>> Start Collected material

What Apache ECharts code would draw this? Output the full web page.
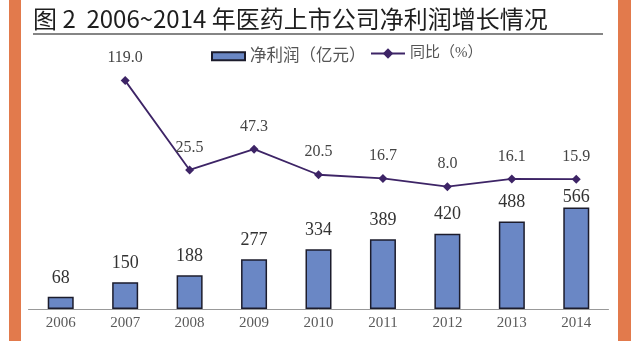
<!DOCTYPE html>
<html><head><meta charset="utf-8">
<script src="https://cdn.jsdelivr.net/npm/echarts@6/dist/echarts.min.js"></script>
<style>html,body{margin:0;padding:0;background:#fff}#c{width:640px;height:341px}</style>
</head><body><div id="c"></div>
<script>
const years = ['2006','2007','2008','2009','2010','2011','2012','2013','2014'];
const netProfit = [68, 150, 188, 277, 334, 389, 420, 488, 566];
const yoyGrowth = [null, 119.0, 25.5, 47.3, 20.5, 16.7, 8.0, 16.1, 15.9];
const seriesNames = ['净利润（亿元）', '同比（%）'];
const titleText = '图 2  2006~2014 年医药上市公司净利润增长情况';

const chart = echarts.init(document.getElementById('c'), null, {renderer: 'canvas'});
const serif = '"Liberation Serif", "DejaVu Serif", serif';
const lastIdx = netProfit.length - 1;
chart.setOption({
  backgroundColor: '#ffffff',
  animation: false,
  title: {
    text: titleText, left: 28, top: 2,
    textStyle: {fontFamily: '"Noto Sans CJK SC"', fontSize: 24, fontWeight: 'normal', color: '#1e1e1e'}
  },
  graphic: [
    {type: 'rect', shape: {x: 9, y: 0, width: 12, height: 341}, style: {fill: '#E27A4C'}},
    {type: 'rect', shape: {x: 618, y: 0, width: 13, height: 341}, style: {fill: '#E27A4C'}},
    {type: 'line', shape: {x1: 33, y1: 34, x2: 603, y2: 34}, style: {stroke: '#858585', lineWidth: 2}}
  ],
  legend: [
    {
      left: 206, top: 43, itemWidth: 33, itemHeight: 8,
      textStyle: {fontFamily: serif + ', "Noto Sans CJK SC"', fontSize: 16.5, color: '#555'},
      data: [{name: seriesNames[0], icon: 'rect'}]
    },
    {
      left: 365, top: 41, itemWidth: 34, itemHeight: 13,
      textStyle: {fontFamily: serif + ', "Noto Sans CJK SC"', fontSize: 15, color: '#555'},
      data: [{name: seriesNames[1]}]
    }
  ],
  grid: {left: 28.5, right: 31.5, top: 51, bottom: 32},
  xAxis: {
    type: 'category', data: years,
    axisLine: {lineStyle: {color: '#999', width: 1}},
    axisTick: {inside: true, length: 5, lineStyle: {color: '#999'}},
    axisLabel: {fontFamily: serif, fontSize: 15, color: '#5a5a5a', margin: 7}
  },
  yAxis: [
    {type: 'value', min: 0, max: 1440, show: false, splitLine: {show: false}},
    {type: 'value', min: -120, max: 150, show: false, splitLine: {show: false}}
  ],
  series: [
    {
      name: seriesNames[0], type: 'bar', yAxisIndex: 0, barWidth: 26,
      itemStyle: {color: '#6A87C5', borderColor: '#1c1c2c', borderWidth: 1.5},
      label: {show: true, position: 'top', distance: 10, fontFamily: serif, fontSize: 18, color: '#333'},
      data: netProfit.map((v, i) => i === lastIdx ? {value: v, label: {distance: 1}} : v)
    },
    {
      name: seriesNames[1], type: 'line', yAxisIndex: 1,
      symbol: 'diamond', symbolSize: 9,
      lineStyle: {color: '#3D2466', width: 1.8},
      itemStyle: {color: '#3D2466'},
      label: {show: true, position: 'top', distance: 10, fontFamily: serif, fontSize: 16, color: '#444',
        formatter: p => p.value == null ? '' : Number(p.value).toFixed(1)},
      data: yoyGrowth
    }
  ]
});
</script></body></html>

>> End Collected material

Give again, word for word, every line from the top of the data above to the line holding "const titleText = '图", inclusive, with the pictures left out.

▶ **Solution for this exercise**
What Apache ECharts code would draw this? Output the full web page.
<!DOCTYPE html>
<html><head><meta charset="utf-8">
<script src="https://cdn.jsdelivr.net/npm/echarts@6/dist/echarts.min.js"></script>
<style>html,body{margin:0;padding:0;background:#fff}#c{width:640px;height:341px}</style>
</head><body><div id="c"></div>
<script>
const years = ['2006','2007','2008','2009','2010','2011','2012','2013','2014'];
const netProfit = [68, 150, 188, 277, 334, 389, 420, 488, 566];
const yoyGrowth = [null, 119.0, 25.5, 47.3, 20.5, 16.7, 8.0, 16.1, 15.9];
const seriesNames = ['净利润（亿元）', '同比（%）'];
const titleText = '图 2  2006~2014 年医药上市公司净利润增长情况';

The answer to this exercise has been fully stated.